The next leg is components and chips
The report counts over Rs 1.60 lakh crore of approved semiconductor investment across fabrication, packaging, testing and chip design, including recent projects worth Rs 4,600 crore expected to create 2,000 jobs. India already accounts for nearly 20 per cent of the world’s semiconductor design workforce. Infomerics chief economist Dr Manoranjan Sharma pointed to plans to develop 50 fabless semiconductor companies and expand talent through specialised training. The stated national target is $500 billion in electronics production and $180 to $200 billion in exports by 2030-31, and the report is blunt that deeper localisation of component manufacturing is the gate to getting there.
Why a consumer operator should care
Electronics is the single biggest basket of the Indian festive season, the category that anchors sale events, financing offers and retail media budgets. A larger domestic manufacturing base changes how that category behaves. Locally made devices reach shelves on shorter lead times, launch calendars align to Indian demand peaks rather than import schedules, and brands gain pricing room that imported stock never had. It also means more electronics brands with marketing budgets competing for the same shopper attention you are bidding on.

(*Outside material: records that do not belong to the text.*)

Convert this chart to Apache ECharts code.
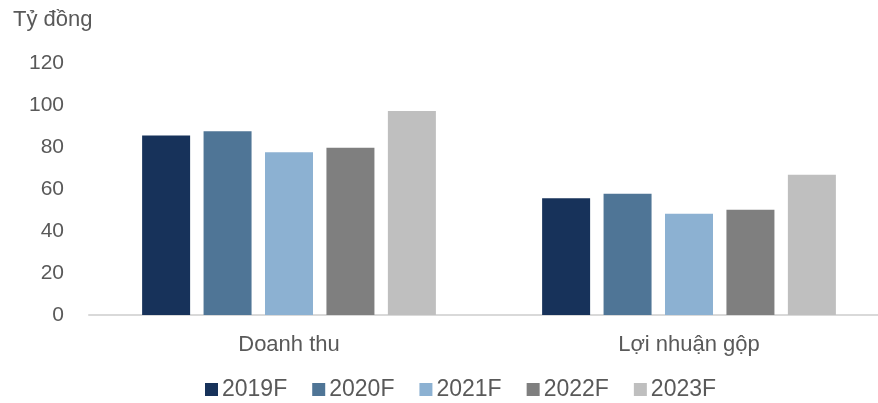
<!DOCTYPE html>
<html>
<head>
<meta charset="utf-8">
<script src="https://cdn.jsdelivr.net/npm/echarts@6/dist/echarts.min.js"></script>
<style>
  html, body { margin: 0; padding: 0; background: #fff; }
  #chart { width: 878px; height: 403px; }
</style>
</head>
<body>
<div id="chart"></div>
<script>
const categories = ['Doanh thu', 'Lợi nhuận gộp']
const years = ['2019F', '2020F', '2021F', '2022F', '2023F']
const colors = ['#17325a', '#4f7596', '#8cb1d2', '#7f7f7f', '#bfbfbf']
const values2019 = [85.5, 55.6]
const values2020 = [87.5, 57.7]
const values2021 = [77.5, 48.2]
const values2022 = [79.6, 50.1]
const values2023 = [97.2, 66.8]
const yTicks = [0, 20, 40, 60, 80, 100, 120]

const seriesValues = [values2019, values2020, values2021, values2022, values2023]
const font = 'Liberation Sans, Arial, sans-serif'
const textColor = '#595959'

const myChart = echarts.init(document.getElementById('chart'))

const option = {
  animation: false,
  title: {
    text: 'Tỷ đồng',
    left: 13,
    top: 9,
    padding: 0,
    textStyle: { fontFamily: font, fontSize: 22, fontWeight: 'normal', color: textColor },
  },
  legend: {
    data: years,
    left: 205,
    top: 378,
    padding: 0,
    icon: 'rect',
    itemWidth: 13,
    itemHeight: 13,
    itemGap: 25,
    textStyle: { fontFamily: font, fontSize: 23, color: textColor, padding: [0, 0, 0, -1] },
  },
  grid: {
    left: 89,
    top: 63,
    width: 800,
    height: 252,
    outerBoundsMode: 'none',
  },
  xAxis: {
    type: 'category',
    data: categories,
    axisLine: { lineStyle: { color: '#d9d9d9', width: 2 } },
    axisTick: { show: false },
    axisLabel: { fontFamily: font, fontSize: 22, color: textColor, margin: 19 },
  },
  yAxis: {
    type: 'value',
    min: yTicks[0],
    max: yTicks[yTicks.length - 1],
    interval: 20,
    splitLine: { show: false },
    axisLine: { show: false },
    axisTick: { show: false },
    axisLabel: { fontFamily: font, fontSize: 21, color: textColor, margin: 25 },
  },
  series: years.map((y, i) => ({
    name: y,
    type: 'bar',
    barWidth: 48,
    barGap: '28%',
    color: colors[i],
    data: seriesValues[i],
  })),
}

option && myChart.setOption(option)
</script>
</body>
</html>
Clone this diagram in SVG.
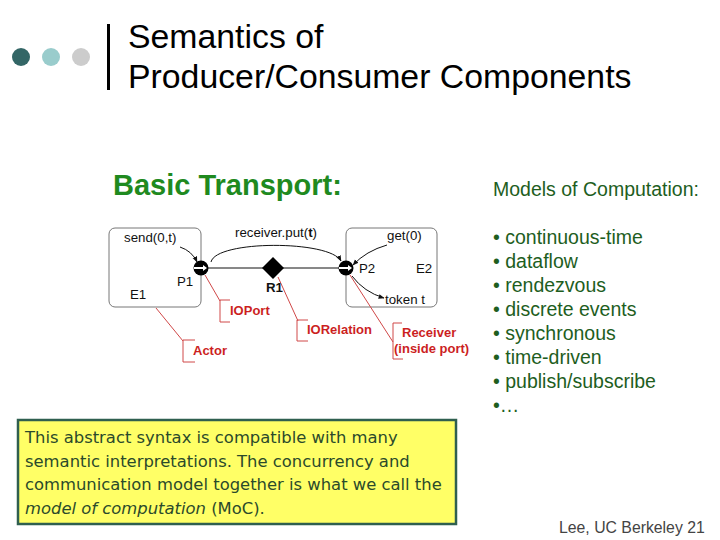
<svg xmlns="http://www.w3.org/2000/svg" width="720" height="540" viewBox="0 0 720 540">
<defs>
<style>
.t{font-family:"Liberation Sans",Arial,sans-serif}
.lbl{font-family:"Liberation Sans",Arial,sans-serif;font-size:13.3px;fill:#111}
.red{font-family:"Liberation Sans",Arial,sans-serif;font-size:13px;font-weight:bold;fill:#cc1f1f}
.box{fill:#fff;stroke:#777;stroke-width:1}
.con{fill:none;stroke:#111;stroke-width:1}
.call{fill:none;stroke:#d04848;stroke-width:1}
.mo{font-family:"Liberation Sans",Arial,sans-serif;font-size:19.5px;fill:#1e5e1e}
.note{font-family:"DejaVu Sans",sans-serif;font-size:16.4px;fill:#2b4a2b}
</style>
<marker id="ah" viewBox="0 0 10 10" refX="9" refY="5" markerWidth="6" markerHeight="6" orient="auto-start-reverse" markerUnits="userSpaceOnUse">
<path d="M0,1 L10,5 L0,9 z" fill="#111"/>
</marker>
</defs>
<rect width="720" height="540" fill="#fff"/>
<g id="title">
<circle cx="21" cy="57" r="9" fill="#336666"/>
<circle cx="51" cy="57" r="9" fill="#99cccc"/>
<circle cx="81" cy="57" r="9" fill="#cccccc"/>
<rect x="107" y="24" width="3" height="66" fill="#000"/>
<text class="t" x="128" y="48" font-size="33.8" fill="#000">Semantics of</text>
<text class="t" x="128" y="88" font-size="33.8" fill="#000">Producer/Consumer Components</text>
</g>
<text class="t" x="113" y="195" font-size="29" font-weight="bold" fill="#1f8a1f">Basic Transport:</text>
<g id="E1">
<rect class="box" x="109" y="228" width="92" height="79" rx="6"/>
<text class="lbl" x="124" y="242">send(0,t)</text>
<text class="lbl" x="177" y="286">P1</text>
<text class="lbl" x="130" y="299">E1</text>
</g>
<g id="E2">
<rect class="box" x="346" y="228" width="91" height="79" rx="6"/>
<text class="lbl" x="387" y="240">get(0)</text>
<text class="lbl" x="359" y="273">P2</text>
<text class="lbl" x="416" y="273">E2</text>
<text class="lbl" x="385" y="304">token t</text>
</g>
<g id="connectors">
<line class="con" x1="201" y1="268" x2="346" y2="268" stroke-width="1.3"/>
<path class="con" d="M180 247 Q192 251 197 262" marker-end="url(#ah)"/>
<path class="con" d="M211 262 C216 240 330 240 341 261" marker-end="url(#ah)"/>
<path class="con" d="M387 245 Q366 251 353 265" marker-end="url(#ah)"/>
<path class="con" d="M352 276 Q364 292 384 298" marker-end="url(#ah)"/>
<line class="call" x1="156" y1="308" x2="183" y2="341"/>
<path class="call" d="M195 340 H183 V362 H195"/>
<line class="call" x1="205" y1="275" x2="220" y2="301"/>
<path class="call" d="M230 300 H220 V322 H230"/>
<line class="call" x1="278" y1="277" x2="298" y2="321"/>
<path class="call" d="M308 320 H297 V341 H308"/>
<line class="call" x1="350" y1="275" x2="393" y2="342"/>
<path class="call" d="M402 323 H393 V359 H403"/>
</g>
<g id="P1">
<circle cx="201" cy="268" r="7.5" fill="#000"/>
<line x1="194" y1="268" x2="204" y2="268" stroke="#fff" stroke-width="2"/>
<path d="M203 265 L207 268 L203 271 z" fill="#fff"/>
</g>
<g id="P2">
<circle cx="346" cy="268" r="7.5" fill="#000"/>
<line x1="339" y1="268" x2="349" y2="268" stroke="#fff" stroke-width="2"/>
<path d="M348 265 L352 268 L348 271 z" fill="#fff"/>
</g>
<g id="R1">
<path d="M273 257 L284 268 L273 279 L262 268 z" fill="#000"/>
<text class="lbl" x="266" y="292" font-weight="bold">R1</text>
</g>
<text class="lbl" x="235" y="237">receiver.put(<tspan font-weight="bold">t</tspan>)</text>
<g id="callouts">
<text class="red" x="193" y="355">Actor</text>
<text class="red" x="230" y="315">IOPort</text>
<text class="red" x="307" y="334">IORelation</text>
<text class="red" x="402" y="337">Receiver</text>
<text class="red" x="394" y="353">(inside port)</text>
</g>
<g id="models">
<text class="mo" x="493" y="196">Models of Computation:</text>
<text class="mo" x="493" y="244">• continuous-time</text>
<text class="mo" x="493" y="268">• dataflow</text>
<text class="mo" x="493" y="292">• rendezvous</text>
<text class="mo" x="493" y="316">• discrete events</text>
<text class="mo" x="493" y="340">• synchronous</text>
<text class="mo" x="493" y="364">• time-driven</text>
<text class="mo" x="493" y="388">• publish/subscribe</text>
<text class="mo" x="493" y="412">•…</text>
</g>
<g id="note">
<rect x="18" y="420" width="438" height="104" fill="#ffff66" stroke="#2f5f4f" stroke-width="2.5"/>
<text class="note" x="25" y="443">This abstract syntax is compatible with many</text>
<text class="note" x="25" y="467">semantic interpretations. The concurrency and</text>
<text class="note" x="25" y="490">communication model together is what we call the</text>
<text class="note" x="25" y="514"><tspan font-style="italic">model of computation</tspan> (MoC).</text>
</g>
<text class="t" x="559" y="533" font-size="15.8" fill="#444">Lee, UC Berkeley 21</text>
</svg>
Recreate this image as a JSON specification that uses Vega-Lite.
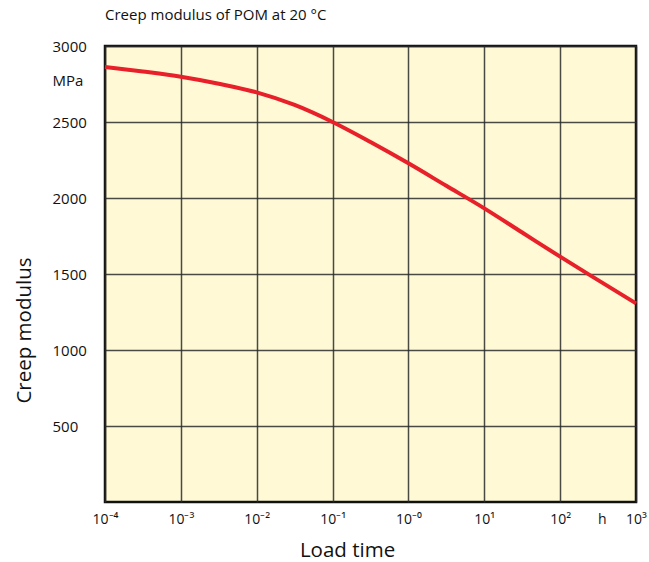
{
  "$schema": "https://vega.github.io/schema/vega-lite/v6.json",
  "autosize": "none",
  "padding": {"left": 105, "top": 46, "right": 13, "bottom": 60},
  "width": 531,
  "height": 456,
  "title": {
    "text": "Creep modulus of POM at 20 °C",
    "anchor": "start",
    "frame": "group",
    "font": "Open Sans",
    "fontSize": 15,
    "fontWeight": "normal",
    "color": "#111",
    "offset": 16
  },
  "config": {
    "view": {"fill": "#FFFAD5", "stroke": "#111", "strokeWidth": 2.5},
    "font": "Open Sans"
  },
  "data": {
    "values": [
      {"t": 0.0001, "E": 2862},
      {"t": 0.000316, "E": 2832},
      {"t": 0.001, "E": 2798},
      {"t": 0.00316, "E": 2752},
      {"t": 0.01, "E": 2695},
      {"t": 0.0316, "E": 2612},
      {"t": 0.1, "E": 2500},
      {"t": 0.316, "E": 2368},
      {"t": 1, "E": 2228},
      {"t": 3.16, "E": 2080},
      {"t": 10, "E": 1932},
      {"t": 31.6, "E": 1773},
      {"t": 100, "E": 1614},
      {"t": 316, "E": 1460},
      {"t": 1000, "E": 1307}
    ]
  },
  "mark": {"type": "line", "color": "#E8202A", "strokeWidth": 4, "interpolate": "monotone"},
  "encoding": {
    "x": {
      "field": "t",
      "type": "quantitative",
      "scale": {"type": "log", "domain": [0.0001, 1000], "nice": false},
      "axis": {
        "title": "Load time",
        "titleFont": "Open Sans",
        "titleFontSize": 20.5,
        "titleFontWeight": "normal",
        "titleColor": "#111",
        "titleX": 242,
        "titleY": 48,
        "titleBaseline": "middle",
        "values": [0.0001, 0.001, 0.01, 0.1, 1, 10, 100, 1000, 355],
        "labelExpr": "datum.value == 355 ? 'h' : '10' + ['⁻⁴','⁻³','⁻²','⁻¹','⁻⁰','¹','²','³'][round(log(datum.value) / LN10) + 4]",
        "labelFont": "Open Sans",
        "labelFontSize": 14,
        "labelColor": "#111",
        "labelFlush": false,
        "labelOverlap": false,
        "labelPadding": 10,
        "ticks": false,
        "tickSize": 0,
        "domain": false,
        "grid": true,
        "gridColor": "#2a2a2a",
        "gridWidth": 1.5,
        "gridOpacity": {"condition": {"test": "datum.value == 355", "value": 0}, "value": 0.85}
      }
    },
    "y": {
      "field": "E",
      "type": "quantitative",
      "scale": {"domain": [0, 3000], "nice": false, "zero": true},
      "axis": {
        "title": "Creep modulus",
        "titleFont": "Open Sans",
        "titleFontSize": 20.5,
        "titleFontWeight": "normal",
        "titleColor": "#111",
        "titleX": -81,
        "titleY": 284,
        "titleAngle": -90,
        "titleAlign": "center",
        "titleBaseline": "middle",
        "values": [500, 1000, 1500, 2000, 2500, 3000, 2770],
        "format": "d",
        "labelExpr": "datum.value == 2770 ? 'MPa' : datum.label",
        "labelFont": "Open Sans",
        "labelFontSize": 15,
        "labelColor": "#111",
        "labelAlign": "left",
        "labelBaseline": "middle",
        "labelPadding": 53,
        "labelOverlap": false,
        "labelFlush": false,
        "ticks": false,
        "tickSize": 0,
        "domain": false,
        "grid": true,
        "gridColor": "#2a2a2a",
        "gridWidth": 1.5,
        "gridOpacity": {"condition": {"test": "datum.value == 2770", "value": 0}, "value": 0.85}
      }
    }
  }
}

What an operator does with this
If you sell electronics or accessories, build your sourcing strategy around the domestic base, because proximity to manufacturers is becoming a margin and speed advantage rather than a compromise. If you sell anything else, plan around electronics as the gravity well of festive commerce. Schedule your own launches and offers where device led events will not drown them, and expect advertising costs to peak when the big device launches land.